Mobile Network Operators Body Considers Excluding Huawei from Global Markets

February 3, 2019 Updated: February 3, 2019

PARIS/FRANKFURT—The global trade organization for mobile communications operators, GSMA, has proposed that its members discuss the possibility that Chinese network vendor Huawei will be excluded from key markets.

The European Commission is weighing a de facto ban on Huawei’s 5G network equipment for next-generation mobile networks in the European Union because of security concerns, sources in Brussels have told Reuters.

GSMA Director General Mats Granryd has written to members proposing to put the debate around Huawei onto the agenda of its next board meeting, a spokesman for the federation told Reuters on Feb. 2.

The meeting will be held in late February on the sidelines of the Mobile World Congress, the industry’s biggest annual gathering, in Barcelona.

“It is to be confirmed for now,” he said.

Some Western countries, including the United States and Australia, have restricted Huawei from building next-generation mobile networks, citing concerns that its equipment may contain backdoors opening it up to cyber-espionage.

Western governments are also concerned that China‘s National Intelligence Law requires its companies and people to collaborate in espionage efforts. Approved in June 2017, the regulation stipulates that all Chinese citizens and entities have the responsibility to supply intelligence information if requested by authorities.

Huawei, the global market leader with annual sales of more than $100 billion, denies the existence of any backdoors. The company and its founder, Ren Zhengfei, have repeatedly denied they spy for China.

Many operators rely on Huawei to build out 5G networks, and a de-facto ban would be a considerable setback for Europe’s efforts to stay competitive in communications, with implications for connected factories, self-driving cars, and medical technology.

Deutsche Telekom, Europe’s largest telecoms company, has said that if it had to rip out Huawei equipment from its existing networks, this could delay its plans to roll out new services by two to three years.

Elsewhere across Europe, telecom operators are already shutting out Huawei.

Germany is considering stricter security requirements in an effort to exclude Huawei from building the country’s next-generation 5G networks, while French telecommunications company Orange announced it wouldn’t hire Huawei system for 5G in France.

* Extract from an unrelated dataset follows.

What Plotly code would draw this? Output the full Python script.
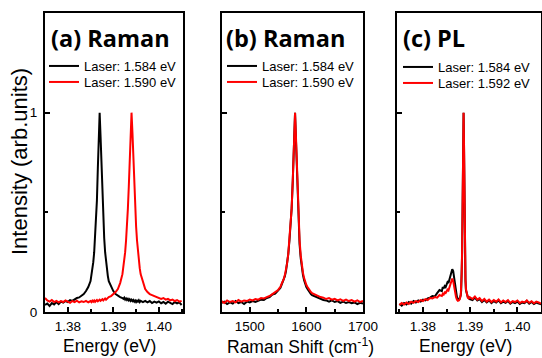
import plotly.graph_objects as go

# ---------------- Panel (a): Raman vs photon energy ----------------
energy_a = [1.3750, 1.3755, 1.3760, 1.3765, 1.3770, 1.3775, 1.3780, 1.3785, 1.3790, 1.3795,
            1.3800, 1.3805, 1.3810, 1.3815, 1.3820, 1.3825, 1.3830, 1.3835, 1.3840, 1.3845, 1.3850,
            1.3852, 1.3854, 1.3856, 1.3858, 1.3860, 1.3862, 1.3864, 1.3866, 1.3868, 1.3870,
            1.3872, 1.3874, 1.3876, 1.3878, 1.3880, 1.3882, 1.3884, 1.3886, 1.3888, 1.3890,
            1.3895, 1.3900, 1.3905, 1.3910, 1.3915, 1.3920,
            1.3922, 1.3924, 1.3926, 1.3928, 1.3930, 1.3932, 1.3934, 1.3936, 1.3938, 1.3940,
            1.3942, 1.3944, 1.3946, 1.3948, 1.3950, 1.3952, 1.3954, 1.3956, 1.3958, 1.3960,
            1.3965, 1.3970, 1.3975, 1.3980, 1.3985, 1.3990, 1.3995, 1.4000, 1.4005, 1.4010,
            1.4015, 1.4020, 1.4025, 1.4030, 1.4035, 1.4040, 1.4045, 1.4050]

raman_a_1584 = [0.035, 0.042, 0.030, 0.045, 0.038, 0.050, 0.040, 0.052, 0.047, 0.055,
                0.050, 0.060, 0.056, 0.064, 0.070, 0.073, 0.080, 0.090, 0.105, 0.125, 0.155,
                0.180, 0.210, 0.250, 0.300, 0.370, 0.460, 0.560, 0.720, 0.880, 1.000,
                0.880, 0.720, 0.580, 0.460, 0.370, 0.300, 0.250, 0.210, 0.180, 0.155,
                0.125, 0.105, 0.090, 0.080, 0.075, 0.070,
                0.066, 0.072, 0.062, 0.068, 0.060, 0.066, 0.058, 0.064, 0.056, 0.062,
                0.055, 0.060, 0.052, 0.058, 0.050, 0.057, 0.052, 0.059, 0.050, 0.056,
                0.050, 0.056, 0.048, 0.055, 0.045, 0.052, 0.047, 0.053, 0.044, 0.050,
                0.042, 0.052, 0.046, 0.040, 0.050, 0.043, 0.048, 0.035]

raman_a_1590 = [0.070, 0.058, 0.052, 0.060, 0.050, 0.056, 0.048, 0.055, 0.050, 0.058,
                0.052, 0.046, 0.055, 0.050, 0.057, 0.048, 0.054, 0.050, 0.056, 0.049, 0.055,
                0.050, 0.057, 0.052, 0.058, 0.051, 0.056, 0.060, 0.054, 0.058, 0.062,
                0.056, 0.060, 0.064, 0.058, 0.063, 0.068, 0.062, 0.066, 0.070, 0.075,
                0.080, 0.090, 0.100, 0.115, 0.145, 0.190,
                0.220, 0.255, 0.300, 0.360, 0.430, 0.520, 0.630, 0.760, 0.900, 1.000,
                0.900, 0.760, 0.630, 0.520, 0.430, 0.360, 0.300, 0.255, 0.220, 0.190,
                0.145, 0.115, 0.100, 0.090, 0.085, 0.080, 0.075, 0.070, 0.066, 0.070,
                0.062, 0.066, 0.058, 0.062, 0.055, 0.060, 0.052, 0.056]

# ---------------- Panel (b): Raman vs Raman shift ----------------
shift_b = [1450, 1455, 1460, 1465, 1470, 1475, 1480, 1485, 1490, 1495, 1500, 1505, 1510, 1515,
           1520, 1525, 1530, 1535, 1540, 1545, 1550,
           1552, 1554, 1556, 1558, 1560, 1562, 1564, 1566, 1568, 1570, 1572, 1574, 1576, 1578,
           1580, 1582, 1584, 1586, 1588, 1590, 1592, 1594, 1596, 1598, 1600, 1602, 1604, 1606,
           1608, 1610,
           1615, 1620, 1625, 1630, 1635, 1640, 1645, 1650, 1655, 1660, 1665, 1670, 1675, 1680,
           1685, 1690, 1695, 1700]

raman_b_1584 = [0.045, 0.052, 0.040, 0.048, 0.042, 0.055, 0.045, 0.050, 0.040, 0.052, 0.048,
                0.055, 0.050, 0.058, 0.062, 0.060, 0.070, 0.075, 0.088, 0.092, 0.105,
                0.112, 0.120, 0.135, 0.148, 0.160, 0.180, 0.205, 0.240, 0.290, 0.355, 0.430,
                0.520, 0.660, 0.850, 1.000, 0.830, 0.630, 0.460, 0.340, 0.270, 0.220, 0.185,
                0.160, 0.140, 0.125, 0.115, 0.105, 0.098, 0.090, 0.085,
                0.078, 0.070, 0.066, 0.060, 0.058, 0.052, 0.058, 0.050, 0.055, 0.046, 0.052,
                0.045, 0.050, 0.044, 0.048, 0.040, 0.046, 0.042]

raman_b_1590 = [0.055, 0.045, 0.058, 0.050, 0.055, 0.048, 0.060, 0.052, 0.058, 0.055, 0.062,
                0.058, 0.065, 0.062, 0.070, 0.068, 0.075, 0.080, 0.090, 0.098, 0.110,
                0.118, 0.125, 0.140, 0.150, 0.165, 0.185, 0.210, 0.245, 0.290, 0.360, 0.430,
                0.520, 0.660, 0.850, 1.000, 0.850, 0.650, 0.480, 0.360, 0.285, 0.232, 0.196,
                0.170, 0.150, 0.135, 0.125, 0.115, 0.108, 0.100, 0.095,
                0.088, 0.080, 0.075, 0.072, 0.065, 0.070, 0.062, 0.066, 0.058, 0.064, 0.056,
                0.062, 0.055, 0.060, 0.052, 0.058, 0.050, 0.055]

# ---------------- Panel (c): PL vs photon energy ----------------
energy_c = [1.3750, 1.3755, 1.3760, 1.3765, 1.3770, 1.3775, 1.3780, 1.3785, 1.3790, 1.3795,
            1.3800, 1.3805, 1.3810, 1.3815, 1.3820, 1.3825, 1.3830, 1.3835, 1.3840,
            1.3842, 1.3844, 1.3846, 1.3848, 1.3850, 1.3852, 1.3854, 1.3856, 1.3858, 1.3860,
            1.3862, 1.3864, 1.3866, 1.3868, 1.3870, 1.3872, 1.3874, 1.3876, 1.3878, 1.3880,
            1.3881, 1.3882, 1.3883, 1.3884, 1.3885, 1.3886, 1.3887, 1.3888, 1.3889, 1.3890,
            1.3891,
            1.3893, 1.3895, 1.3897, 1.3899,
            1.3905, 1.3910, 1.3915, 1.3920, 1.3925, 1.3930, 1.3935, 1.3940, 1.3945, 1.3950,
            1.3955, 1.3960, 1.3965, 1.3970, 1.3975, 1.3980, 1.3985, 1.3990, 1.3995, 1.4000,
            1.4005, 1.4010, 1.4015, 1.4020, 1.4025, 1.4030, 1.4035, 1.4040, 1.4045, 1.4050]

pl_c_1584 = [0.040, 0.032, 0.045, 0.038, 0.050, 0.042, 0.055, 0.048, 0.058, 0.052,
             0.062, 0.058, 0.068, 0.072, 0.080, 0.078, 0.095, 0.110, 0.105,
             0.125, 0.118, 0.130, 0.125, 0.140, 0.150, 0.145, 0.165, 0.175, 0.195,
             0.215, 0.205, 0.175, 0.130, 0.095, 0.075, 0.065, 0.062, 0.068, 0.085,
             0.110, 0.170, 0.300, 0.550, 0.850, 1.000, 0.820, 0.500, 0.280, 0.160,
             0.110,
             0.085, 0.075, 0.070, 0.065,
             0.060, 0.072, 0.058, 0.065, 0.050, 0.060, 0.048, 0.058, 0.045, 0.055,
             0.048, 0.058, 0.044, 0.052, 0.046, 0.055, 0.042, 0.050, 0.045, 0.052,
             0.040, 0.048, 0.044, 0.055, 0.042, 0.050, 0.040, 0.047, 0.043, 0.038]

pl_c_1592 = [0.035, 0.045, 0.038, 0.048, 0.040, 0.052, 0.046, 0.055, 0.050, 0.060,
             0.055, 0.065, 0.060, 0.070, 0.068, 0.075, 0.072, 0.085, 0.080,
             0.092, 0.088, 0.098, 0.095, 0.105, 0.112, 0.108, 0.125, 0.140, 0.158,
             0.168, 0.155, 0.125, 0.095, 0.075, 0.062, 0.056, 0.058, 0.065, 0.085,
             0.120, 0.190, 0.330, 0.580, 0.870, 1.000, 0.840, 0.520, 0.300, 0.170,
             0.115,
             0.088, 0.072, 0.068, 0.075,
             0.065, 0.078, 0.062, 0.070, 0.055, 0.066, 0.052, 0.062, 0.050, 0.060,
             0.052, 0.063, 0.048, 0.058, 0.050, 0.060, 0.046, 0.055, 0.050, 0.058,
             0.045, 0.052, 0.048, 0.058, 0.046, 0.054, 0.044, 0.052, 0.048, 0.042]

legend_names_a = ["Laser: 1.584 eV", "Laser: 1.590 eV"]
legend_names_b = ["Laser: 1.584 eV", "Laser: 1.590 eV"]
legend_names_c = ["Laser: 1.584 eV", "Laser: 1.592 eV"]
panel_titles = ["(a) Raman", "(b) Raman", "(c) PL"]

W, H = 542, 358
FONT = "Liberation Sans, Arial, sans-serif"
BOLD = "Open Sans, sans-serif"


def px(xp):
    return xp / W


def py(yp):
    return 1 - yp / H


fig = go.Figure()

series = [
    (energy_a, raman_a_1584, "black", legend_names_a[0], "x", "y", "legend"),
    (energy_a, raman_a_1590, "#ff0000", legend_names_a[1], "x", "y", "legend2"),
    (shift_b, raman_b_1584, "black", legend_names_b[0], "x2", "y2", "legend3"),
    (shift_b, raman_b_1590, "#ff0000", legend_names_b[1], "x2", "y2", "legend4"),
    (energy_c, pl_c_1584, "black", legend_names_c[0], "x3", "y3", "legend5"),
    (energy_c, pl_c_1592, "#ff0000", legend_names_c[1], "x3", "y3", "legend6"),
]
for xs, ys, col, nm, xa, ya, lg in series:
    fig.add_trace(go.Scatter(x=xs, y=ys, mode="lines", name=nm,
                             line=dict(color=col, width=2), showlegend=True,
                             xaxis=xa, yaxis=ya, legend=lg))

axis_common = dict(showline=True, linewidth=2, linecolor="black", mirror=True,
                   ticks="inside", ticklen=5, tickwidth=2, tickcolor="black",
                   showgrid=False, zeroline=False, automargin=False,
                   tickfont=dict(family=FONT, size=13.5, color="black"))
minor_common = dict(ticks="inside", ticklen=3, tickwidth=2, tickcolor="black")

ydom = [py(312), py(13)]
xdoms = [[px(45), px(183)], [px(222), px(363)], [px(397), px(541)]]

fig.update_layout(
    width=W, height=H,
    showlegend=True,
    margin=dict(l=0, r=0, t=0, b=0, autoexpand=False),
    paper_bgcolor="white", plot_bgcolor="white",
    xaxis=dict(domain=xdoms[0], range=[1.375, 1.4053], anchor="y",
               tickvals=[1.38, 1.39, 1.40], ticktext=["1.38", "1.39", "1.40"],
               ticklabelstandoff=1,
               minor=dict(tickvals=[1.375, 1.385, 1.395, 1.405], **minor_common),
               **axis_common),
    yaxis=dict(domain=ydom, range=[0, 1.5], anchor="x",
               tickvals=[0, 1], ticktext=["0", "1"], ticklabelstandoff=3,
               minor=dict(tickvals=[0.5], **minor_common),
               **axis_common),
    xaxis2=dict(domain=xdoms[1], range=[1451, 1700], anchor="y2",
                tickvals=[1500, 1600, 1700], ticklabelstandoff=1,
                minor=dict(tickvals=[1550, 1650], **minor_common),
                **axis_common),
    yaxis2=dict(domain=ydom, range=[0, 1.5], anchor="x2", showticklabels=False,
                tickvals=[0, 1],
                minor=dict(tickvals=[0.5], **minor_common),
                **axis_common),
    xaxis3=dict(domain=xdoms[2], range=[1.3745, 1.405], anchor="y3",
                tickvals=[1.38, 1.39, 1.40], ticktext=["1.38", "1.39", "1.40"],
                ticklabelstandoff=1,
                minor=dict(tickvals=[1.375, 1.385, 1.395], **minor_common),
                **axis_common),
    yaxis3=dict(domain=ydom, range=[0, 1.5], anchor="x3", showticklabels=False,
                tickvals=[0, 1],
                minor=dict(tickvals=[0.5], **minor_common),
                **axis_common),
)

leg_common = dict(xanchor="left", yanchor="middle", bgcolor="rgba(0,0,0,0)",
                   borderwidth=0, itemwidth=30, visible=True,
                   font=dict(family=FONT, size=13, color="black"))
leg_x = [44, 44, 222, 222, 398, 398]
leg_y = [66, 82, 66, 82, 67, 83]
for i, nm in enumerate(["legend", "legend2", "legend3", "legend4", "legend5", "legend6"]):
    fig.update_layout(**{nm: dict(x=px(leg_x[i]), y=py(leg_y[i]), **leg_common)})

# panel titles
for t, xl in zip(panel_titles, [49, 224, 401]):
    fig.add_annotation(text="<b>" + t + "</b>", x=px(xl), y=py(38), xref="paper", yref="paper",
                       xanchor="left", yanchor="middle", showarrow=False,
                       font=dict(family=BOLD, size=23.5, color="black"))

# axis titles
xtitles = [("Energy (eV)", 109.5), ("Raman Shift (cm<sup>-1</sup>)", 300), ("Energy (eV)", 465)]
for t, xc in xtitles:
    fig.add_annotation(text=t, x=px(xc), y=py(346), xref="paper", yref="paper",
                       xanchor="center", yanchor="middle", showarrow=False,
                       font=dict(family=FONT, size=17.5, color="black"))
fig.add_annotation(text="Intensity (arb.units)", x=px(19), y=py(162), xref="paper", yref="paper",
                   xanchor="center", yanchor="middle", showarrow=False, textangle=-90,
                   font=dict(family=FONT, size=22, color="black"))

fig.write_html("out.html")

The UK’s BT Group also banned Huawei from 5G and said it would remove the company’s equipment from its existing 3G and 4G operations.

Meanwhile, Czech intelligence agencies warned of the security threats from Huawei. In mid-December, Czech Prime Minister Andrej Babiš ordered the Czech Government Office to stop using Huawei mobile phones.

Poland is also set to exclude Huawei from its future 5G network in favor of European players, after a Huawei employee was arrested and charged with espionage.